Take every line that has the string "code" and copy it out.

SUPPLIED RECORDS:
**********

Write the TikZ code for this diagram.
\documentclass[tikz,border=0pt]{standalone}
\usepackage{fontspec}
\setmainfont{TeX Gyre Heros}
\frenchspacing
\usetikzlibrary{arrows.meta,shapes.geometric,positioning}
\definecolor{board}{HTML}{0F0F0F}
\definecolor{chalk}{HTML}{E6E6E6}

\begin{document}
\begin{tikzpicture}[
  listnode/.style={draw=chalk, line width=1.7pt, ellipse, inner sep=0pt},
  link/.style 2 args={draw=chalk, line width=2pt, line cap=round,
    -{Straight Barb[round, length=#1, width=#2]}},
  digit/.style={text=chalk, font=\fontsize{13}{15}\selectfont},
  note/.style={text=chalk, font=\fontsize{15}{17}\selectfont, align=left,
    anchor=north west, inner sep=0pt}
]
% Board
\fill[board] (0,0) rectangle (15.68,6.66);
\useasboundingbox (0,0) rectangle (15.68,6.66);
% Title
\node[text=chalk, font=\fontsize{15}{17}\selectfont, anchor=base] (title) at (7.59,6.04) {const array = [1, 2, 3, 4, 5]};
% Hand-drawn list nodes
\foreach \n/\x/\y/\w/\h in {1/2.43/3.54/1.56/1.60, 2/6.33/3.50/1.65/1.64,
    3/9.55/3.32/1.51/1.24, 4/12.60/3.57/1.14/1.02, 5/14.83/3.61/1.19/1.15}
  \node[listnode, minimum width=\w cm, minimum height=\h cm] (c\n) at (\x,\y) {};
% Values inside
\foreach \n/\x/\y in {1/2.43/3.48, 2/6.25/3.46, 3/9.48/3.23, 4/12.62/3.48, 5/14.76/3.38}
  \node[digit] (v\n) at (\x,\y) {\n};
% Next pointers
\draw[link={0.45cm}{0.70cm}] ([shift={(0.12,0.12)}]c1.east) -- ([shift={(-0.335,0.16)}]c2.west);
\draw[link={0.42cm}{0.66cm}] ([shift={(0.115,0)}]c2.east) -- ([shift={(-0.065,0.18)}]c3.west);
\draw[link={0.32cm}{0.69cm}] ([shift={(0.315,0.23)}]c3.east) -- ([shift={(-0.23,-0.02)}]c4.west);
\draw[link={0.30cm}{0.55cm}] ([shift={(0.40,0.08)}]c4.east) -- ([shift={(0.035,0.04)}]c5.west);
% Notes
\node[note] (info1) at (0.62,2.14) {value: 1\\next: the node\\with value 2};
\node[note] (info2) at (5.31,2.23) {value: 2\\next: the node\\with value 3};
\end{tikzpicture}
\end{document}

**********

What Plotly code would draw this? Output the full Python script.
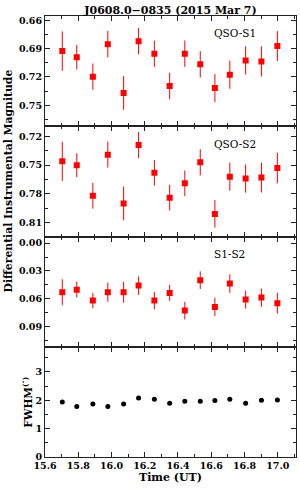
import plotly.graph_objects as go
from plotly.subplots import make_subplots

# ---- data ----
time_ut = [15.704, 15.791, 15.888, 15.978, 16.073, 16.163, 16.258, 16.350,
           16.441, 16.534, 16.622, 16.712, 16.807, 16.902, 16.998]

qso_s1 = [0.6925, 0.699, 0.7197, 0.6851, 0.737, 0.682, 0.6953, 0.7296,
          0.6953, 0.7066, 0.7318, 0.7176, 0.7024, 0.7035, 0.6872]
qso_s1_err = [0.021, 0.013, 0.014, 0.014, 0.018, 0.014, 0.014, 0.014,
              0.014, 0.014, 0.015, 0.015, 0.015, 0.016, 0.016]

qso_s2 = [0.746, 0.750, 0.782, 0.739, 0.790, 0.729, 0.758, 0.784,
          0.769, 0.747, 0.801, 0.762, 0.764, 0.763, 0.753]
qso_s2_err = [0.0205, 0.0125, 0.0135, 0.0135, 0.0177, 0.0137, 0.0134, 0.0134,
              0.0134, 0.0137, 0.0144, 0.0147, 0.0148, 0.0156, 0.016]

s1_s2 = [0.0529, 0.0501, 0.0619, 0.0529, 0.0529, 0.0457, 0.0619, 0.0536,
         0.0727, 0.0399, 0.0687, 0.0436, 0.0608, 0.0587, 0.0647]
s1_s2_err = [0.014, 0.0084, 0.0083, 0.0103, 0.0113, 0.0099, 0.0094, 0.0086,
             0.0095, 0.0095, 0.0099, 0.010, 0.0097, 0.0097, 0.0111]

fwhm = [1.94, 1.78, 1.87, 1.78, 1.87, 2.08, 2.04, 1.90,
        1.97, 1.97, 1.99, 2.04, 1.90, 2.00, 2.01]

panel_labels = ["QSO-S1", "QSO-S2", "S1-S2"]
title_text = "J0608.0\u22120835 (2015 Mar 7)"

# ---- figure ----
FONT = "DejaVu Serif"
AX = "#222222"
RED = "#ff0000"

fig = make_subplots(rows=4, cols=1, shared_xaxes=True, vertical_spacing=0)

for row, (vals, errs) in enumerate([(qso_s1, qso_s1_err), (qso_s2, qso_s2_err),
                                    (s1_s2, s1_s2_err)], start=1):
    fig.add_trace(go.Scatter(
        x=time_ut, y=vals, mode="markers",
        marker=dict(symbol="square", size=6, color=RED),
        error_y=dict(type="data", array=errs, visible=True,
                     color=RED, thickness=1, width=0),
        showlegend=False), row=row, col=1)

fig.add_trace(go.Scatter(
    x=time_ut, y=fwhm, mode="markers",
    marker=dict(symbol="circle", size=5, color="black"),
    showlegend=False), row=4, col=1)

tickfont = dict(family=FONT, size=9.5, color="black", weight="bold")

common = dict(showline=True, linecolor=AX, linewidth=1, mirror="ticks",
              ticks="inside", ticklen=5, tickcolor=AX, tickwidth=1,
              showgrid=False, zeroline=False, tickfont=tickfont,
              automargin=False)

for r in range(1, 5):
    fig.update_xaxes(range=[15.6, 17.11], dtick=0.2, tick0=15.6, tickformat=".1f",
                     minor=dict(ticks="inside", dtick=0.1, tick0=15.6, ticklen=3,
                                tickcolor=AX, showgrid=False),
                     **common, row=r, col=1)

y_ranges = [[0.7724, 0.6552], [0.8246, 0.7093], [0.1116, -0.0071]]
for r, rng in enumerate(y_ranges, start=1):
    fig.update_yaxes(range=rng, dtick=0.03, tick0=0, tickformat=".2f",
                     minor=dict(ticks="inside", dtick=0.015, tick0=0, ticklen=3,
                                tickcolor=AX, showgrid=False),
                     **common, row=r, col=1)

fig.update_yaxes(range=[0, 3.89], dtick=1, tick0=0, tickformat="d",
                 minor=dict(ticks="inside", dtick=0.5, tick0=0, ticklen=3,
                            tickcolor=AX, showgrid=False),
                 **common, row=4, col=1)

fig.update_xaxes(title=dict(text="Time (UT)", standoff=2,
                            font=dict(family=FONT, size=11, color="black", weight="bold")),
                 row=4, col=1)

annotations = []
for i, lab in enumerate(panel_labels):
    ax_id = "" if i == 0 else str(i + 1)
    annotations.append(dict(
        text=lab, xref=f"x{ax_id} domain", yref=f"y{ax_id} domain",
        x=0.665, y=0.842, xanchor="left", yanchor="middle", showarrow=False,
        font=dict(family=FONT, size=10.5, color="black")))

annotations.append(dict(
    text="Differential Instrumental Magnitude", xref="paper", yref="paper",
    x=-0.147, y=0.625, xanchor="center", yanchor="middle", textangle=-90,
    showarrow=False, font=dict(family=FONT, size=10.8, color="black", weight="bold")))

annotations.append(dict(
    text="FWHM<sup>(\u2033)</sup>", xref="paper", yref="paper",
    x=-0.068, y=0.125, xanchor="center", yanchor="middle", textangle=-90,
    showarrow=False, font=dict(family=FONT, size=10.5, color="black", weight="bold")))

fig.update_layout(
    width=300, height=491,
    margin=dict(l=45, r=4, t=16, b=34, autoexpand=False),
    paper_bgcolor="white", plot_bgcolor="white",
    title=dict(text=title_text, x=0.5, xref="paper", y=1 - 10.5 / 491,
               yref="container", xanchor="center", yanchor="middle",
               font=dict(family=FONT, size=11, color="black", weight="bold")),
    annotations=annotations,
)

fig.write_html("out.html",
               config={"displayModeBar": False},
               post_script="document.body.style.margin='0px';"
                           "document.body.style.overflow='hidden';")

**********

CORRECT RESULT:
Write the TikZ code for this diagram.
What Plotly code would draw this? Output the full Python script.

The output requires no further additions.